_Given material_
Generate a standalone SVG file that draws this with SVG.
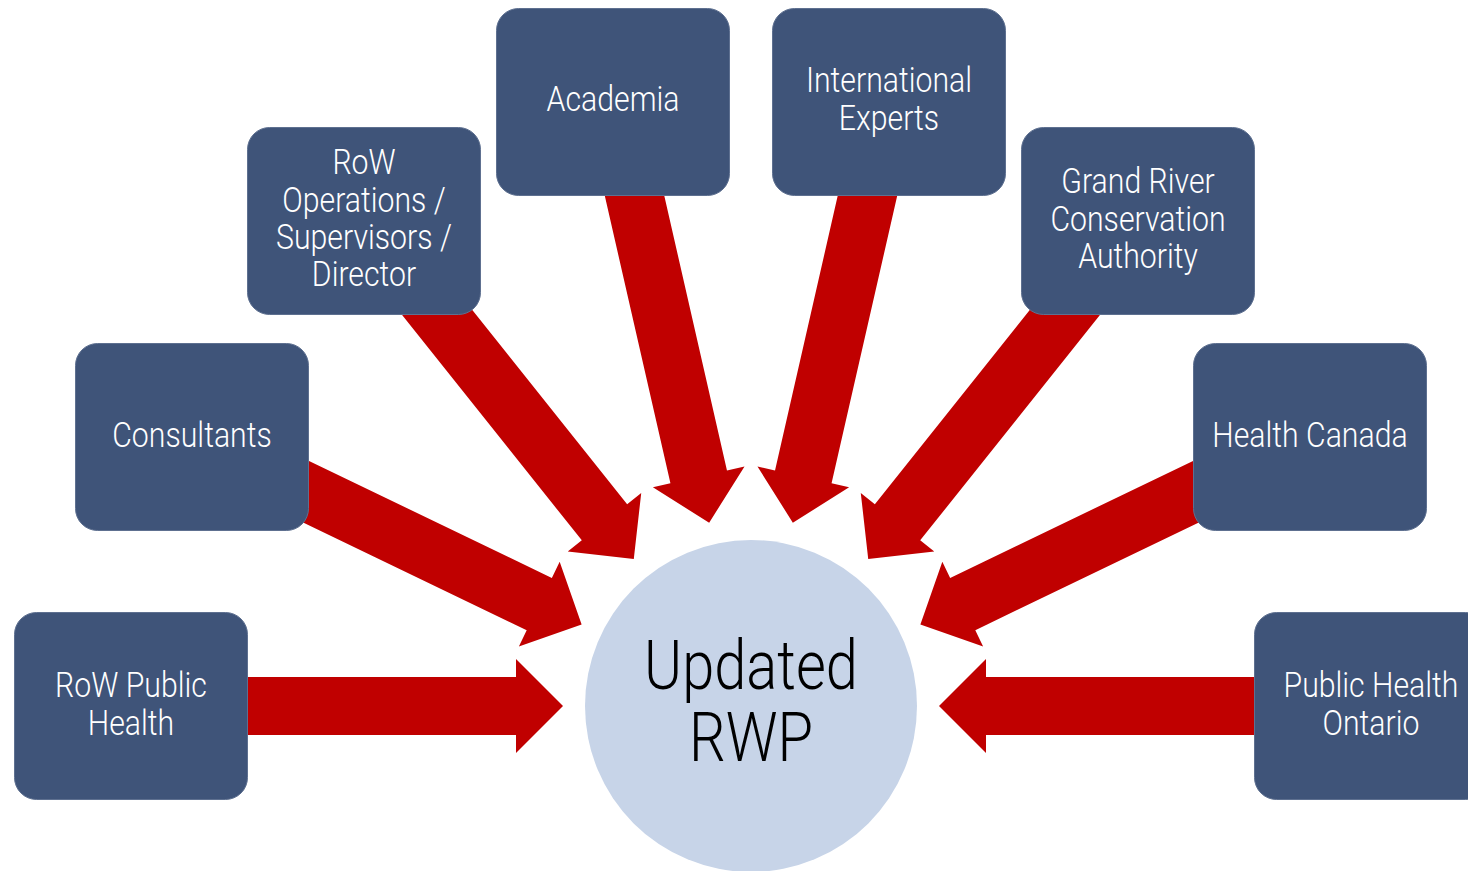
<svg xmlns="http://www.w3.org/2000/svg" xmlns:xlink="http://www.w3.org/1999/xlink" width="1468" height="871" viewBox="0 0 1468 871">
  <style>
    .box { fill: #3F5479; stroke: #5E7090; stroke-width: 1; }
    .lbl { font-family: Roboto, "Liberation Sans", sans-serif; font-weight: 300; font-size: 36px; fill: #FFFFFF; text-anchor: middle; }
    .hub { fill: #C7D4E8; }
    .hubtxt { font-family: Roboto, "Liberation Sans", sans-serif; font-weight: 300; font-size: 68px; fill: #000000; text-anchor: middle; }
    .arrow { fill: #C00000; }
  </style>
  <defs>
    <!-- block arrow along +x, tip 188px short of the hub centre -->
    <polygon id="arr" points="-620,-29 -235,-29 -235,-47 -188,0 -235,47 -235,29 -620,29"/>
  </defs>
  <rect width="1468" height="871" fill="#FFFFFF"/>

  <g id="connectors" class="arrow">
    <use xlink:href="#arr" transform="translate(751 706) rotate(0)"/>
    <use xlink:href="#arr" transform="translate(751 706) rotate(25.714)"/>
    <use xlink:href="#arr" transform="translate(751 706) rotate(51.429)"/>
    <use xlink:href="#arr" transform="translate(751 706) rotate(77.143)"/>
    <use xlink:href="#arr" transform="translate(751 706) rotate(102.857)"/>
    <use xlink:href="#arr" transform="translate(751 706) rotate(128.571)"/>
    <use xlink:href="#arr" transform="translate(751 706) rotate(154.286)"/>
    <use xlink:href="#arr" transform="translate(751 706) rotate(180)"/>
  </g>

  <g id="hub">
    <circle class="hub" cx="751" cy="706" r="166"/>
    <g transform="translate(751 0) scale(0.85 1)">
      <text class="hubtxt" x="0" y="689">Updated</text>
      <text class="hubtxt" x="0" y="761">RWP</text>
    </g>
  </g>

  <g id="row-public-health">
    <rect class="box" x="14.5" y="612.5" width="233" height="187" rx="22"/>
    <g transform="translate(131 706) scale(0.84 1)">
      <text class="lbl" x="0" y="-9">RoW Public</text>
      <text class="lbl" x="0" y="29">Health</text>
    </g>
  </g>

  <g id="consultants">
    <rect class="box" x="75.5" y="343.5" width="233" height="187" rx="22"/>
    <g transform="translate(192 437) scale(0.84 1)">
      <text class="lbl" x="0" y="10">Consultants</text>
    </g>
  </g>

  <g id="row-operations">
    <rect class="box" x="247.5" y="127.5" width="233" height="187" rx="22"/>
    <g transform="translate(364 221) scale(0.84 1)">
      <text class="lbl" x="0" y="-47">RoW</text>
      <text class="lbl" x="0" y="-9">Operations /</text>
      <text class="lbl" x="0" y="28">Supervisors /</text>
      <text class="lbl" x="0" y="65">Director</text>
    </g>
  </g>

  <g id="academia">
    <rect class="box" x="496.5" y="8.5" width="233" height="187" rx="22"/>
    <g transform="translate(613 101) scale(0.84 1)">
      <text class="lbl" x="0" y="10">Academia</text>
    </g>
  </g>

  <g id="international-experts">
    <rect class="box" x="772.5" y="8.5" width="233" height="187" rx="22"/>
    <g transform="translate(889 101) scale(0.84 1)">
      <text class="lbl" x="0" y="-9">International</text>
      <text class="lbl" x="0" y="29">Experts</text>
    </g>
  </g>

  <g id="grand-river">
    <rect class="box" x="1021.5" y="127.5" width="233" height="187" rx="22"/>
    <g transform="translate(1138 221) scale(0.84 1)">
      <text class="lbl" x="0" y="-28">Grand River</text>
      <text class="lbl" x="0" y="10">Conservation</text>
      <text class="lbl" x="0" y="47">Authority</text>
    </g>
  </g>

  <g id="health-canada">
    <rect class="box" x="1193.5" y="343.5" width="233" height="187" rx="22"/>
    <g transform="translate(1310 437) scale(0.84 1)">
      <text class="lbl" x="0" y="10">Health Canada</text>
    </g>
  </g>

  <g id="public-health-ontario">
    <rect class="box" x="1254.5" y="612.5" width="233" height="187" rx="22"/>
    <g transform="translate(1371 706) scale(0.84 1)">
      <text class="lbl" x="0" y="-9">Public Health</text>
      <text class="lbl" x="0" y="29">Ontario</text>
    </g>
  </g>
</svg>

_To do_
Exclude the images and reproduce the remaining data exactly.

_Task solution_
Generate a standalone SVG file that draws this with SVG.
<svg xmlns="http://www.w3.org/2000/svg" xmlns:xlink="http://www.w3.org/1999/xlink" width="1468" height="871" viewBox="0 0 1468 871">
  <style>
    .box { fill: #3F5479; stroke: #5E7090; stroke-width: 1; }
    .lbl { font-family: Roboto, "Liberation Sans", sans-serif; font-weight: 300; font-size: 36px; fill: #FFFFFF; text-anchor: middle; }
    .hub { fill: #C7D4E8; }
    .hubtxt { font-family: Roboto, "Liberation Sans", sans-serif; font-weight: 300; font-size: 68px; fill: #000000; text-anchor: middle; }
    .arrow { fill: #C00000; }
  </style>
  <defs>
    <!-- block arrow along +x, tip 188px short of the hub centre -->
    <polygon id="arr" points="-620,-29 -235,-29 -235,-47 -188,0 -235,47 -235,29 -620,29"/>
  </defs>
  <rect width="1468" height="871" fill="#FFFFFF"/>

  <g id="connectors" class="arrow">
    <use xlink:href="#arr" transform="translate(751 706) rotate(0)"/>
    <use xlink:href="#arr" transform="translate(751 706) rotate(25.714)"/>
    <use xlink:href="#arr" transform="translate(751 706) rotate(51.429)"/>
    <use xlink:href="#arr" transform="translate(751 706) rotate(77.143)"/>
    <use xlink:href="#arr" transform="translate(751 706) rotate(102.857)"/>
    <use xlink:href="#arr" transform="translate(751 706) rotate(128.571)"/>
    <use xlink:href="#arr" transform="translate(751 706) rotate(154.286)"/>
    <use xlink:href="#arr" transform="translate(751 706) rotate(180)"/>
  </g>

  <g id="hub">
    <circle class="hub" cx="751" cy="706" r="166"/>
    <g transform="translate(751 0) scale(0.85 1)">
      <text class="hubtxt" x="0" y="689">Updated</text>
      <text class="hubtxt" x="0" y="761">RWP</text>
    </g>
  </g>

  <g id="row-public-health">
    <rect class="box" x="14.5" y="612.5" width="233" height="187" rx="22"/>
    <g transform="translate(131 706) scale(0.84 1)">
      <text class="lbl" x="0" y="-9">RoW Public</text>
      <text class="lbl" x="0" y="29">Health</text>
    </g>
  </g>

  <g id="consultants">
    <rect class="box" x="75.5" y="343.5" width="233" height="187" rx="22"/>
    <g transform="translate(192 437) scale(0.84 1)">
      <text class="lbl" x="0" y="10">Consultants</text>
    </g>
  </g>

  <g id="row-operations">
    <rect class="box" x="247.5" y="127.5" width="233" height="187" rx="22"/>
    <g transform="translate(364 221) scale(0.84 1)">
      <text class="lbl" x="0" y="-47">RoW</text>
      <text class="lbl" x="0" y="-9">Operations /</text>
      <text class="lbl" x="0" y="28">Supervisors /</text>
      <text class="lbl" x="0" y="65">Director</text>
    </g>
  </g>

  <g id="academia">
    <rect class="box" x="496.5" y="8.5" width="233" height="187" rx="22"/>
    <g transform="translate(613 101) scale(0.84 1)">
      <text class="lbl" x="0" y="10">Academia</text>
    </g>
  </g>

  <g id="international-experts">
    <rect class="box" x="772.5" y="8.5" width="233" height="187" rx="22"/>
    <g transform="translate(889 101) scale(0.84 1)">
      <text class="lbl" x="0" y="-9">International</text>
      <text class="lbl" x="0" y="29">Experts</text>
    </g>
  </g>

  <g id="grand-river">
    <rect class="box" x="1021.5" y="127.5" width="233" height="187" rx="22"/>
    <g transform="translate(1138 221) scale(0.84 1)">
      <text class="lbl" x="0" y="-28">Grand River</text>
      <text class="lbl" x="0" y="10">Conservation</text>
      <text class="lbl" x="0" y="47">Authority</text>
    </g>
  </g>

  <g id="health-canada">
    <rect class="box" x="1193.5" y="343.5" width="233" height="187" rx="22"/>
    <g transform="translate(1310 437) scale(0.84 1)">
      <text class="lbl" x="0" y="10">Health Canada</text>
    </g>
  </g>

  <g id="public-health-ontario">
    <rect class="box" x="1254.5" y="612.5" width="233" height="187" rx="22"/>
    <g transform="translate(1371 706) scale(0.84 1)">
      <text class="lbl" x="0" y="-9">Public Health</text>
      <text class="lbl" x="0" y="29">Ontario</text>
    </g>
  </g>
</svg>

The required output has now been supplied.